Do not listen to an accusation against an elder unless it is confirmed by two or three witnesses. (1 Timothy 5:19)
One of the greatest joys you'll have in leadership is serving alongside others as part of a team.
Being part of a team means that there are more gifts and abilities available to enhance your leadership and the ministry you oversee. At times you'll become aware of your own weaknesses and limitations and it's in these situations having people who can do things you can't, will be of great help.
Teams also help with creativity and new ideas. When people lead alone, it's not long before a "sameness" develops in a programme. The lack of a team means few new ideas or ways of doing things are adopted.
A team can also help us when we're struggling. There will be times you feel discouraged or are facing a situation which you're not sure how to handle. At these times a team can encourage us, lift us up and offer wise advice.
Because teams are so valuable, it's not surprising that the devil loves to attack them and sow discord and division.
Perhaps not surprisingly, Jesus' primary prayer for his followers was that they may "one", even as He and the Father are one (John 17:21). As churches were planted it was left to leaders such as Paul and Timothy, to develop practices that helped this prayer become a reality.
One such practice is outlined in this verse: "Do not listen to an accusation against an elder unless it is confirmed by two or three witnesses."
This was a formal process that recognised the damage that can be caused in a church by slander and gossip. Once rumours about someone start circulating it becomes difficult to separate truth from fiction. This practice ensured that legitimate concerns about leaders were examined properly and those that were mere rumours or misunderstandings were quickly extinguished.
The principle behind the rule is applicable not only to a team leader but to the whole team.
As mentioned, the devil loves to divide teams and the people he targets to do his work are members of that team like you and I. If he can make us envious of others and critical of them he is already achieving his ends. If he can spread rumours and have people believe gossip, the divisions start to widen and a team's effectiveness begins to diminish.
It's our duty therefore as team members, to be on our guard against actions or attitudes that cause division.
If we hear things said about other team members that are critical without being serious, then the best advice on this verse is the two words "Don't listen!" Don't get involved in such conversations.
If you hear a rumour or accusation against a leader in the church or against someone on your team that is more serious, believe the best about them (1 Corinthians 13:7) while remaining open to uncovering more facts.
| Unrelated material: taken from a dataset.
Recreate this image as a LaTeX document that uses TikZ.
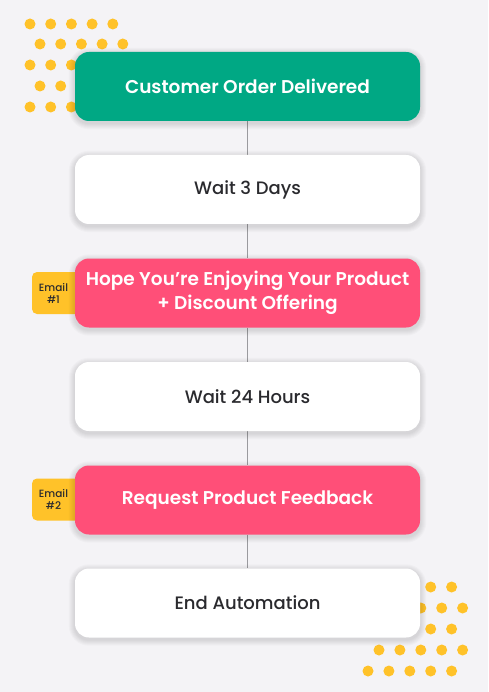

Elsewhere, in Matthew 18:15,16 we read that the first step is to approach the person themselves with your "evidence". If they deny it or have good reason for their action it may be the end of the matter.
But in both Matthew and in these verses, we read the next step is to verify the person's conduct through witnesses. Be careful about seeking witnesses. Talk only to those people who you know will be in a position to verify or dismiss the accusation. Otherwise you'll end up spreading more rumours.
If you are not aware of any such people, "don't listen". If it is serious you might mention the rumour to the leader of your team, otherwise leave it. If wrong is being done, God will bring it to the light without you playing detective!
Of course, if witnesses do support the accusation the next step is to talk with the overall ministry leader, sharing what you know. At that point it's over to them to investigate further and take action.
All this may seem common sense but it takes determination not to get drawn in by rumours and to not to create division by talking about other leaders behind their back and passing on stories that have not been validated or proven.
Failure to follow these guidelines may in fact do greater harm to a team and a ministry than the actions of the person under question.
How tempting is it for you to listen to and pass on rumours that don't paint others in a good light? Is your natural tendency not to listen, or do you find yourself getting drawn into gossip?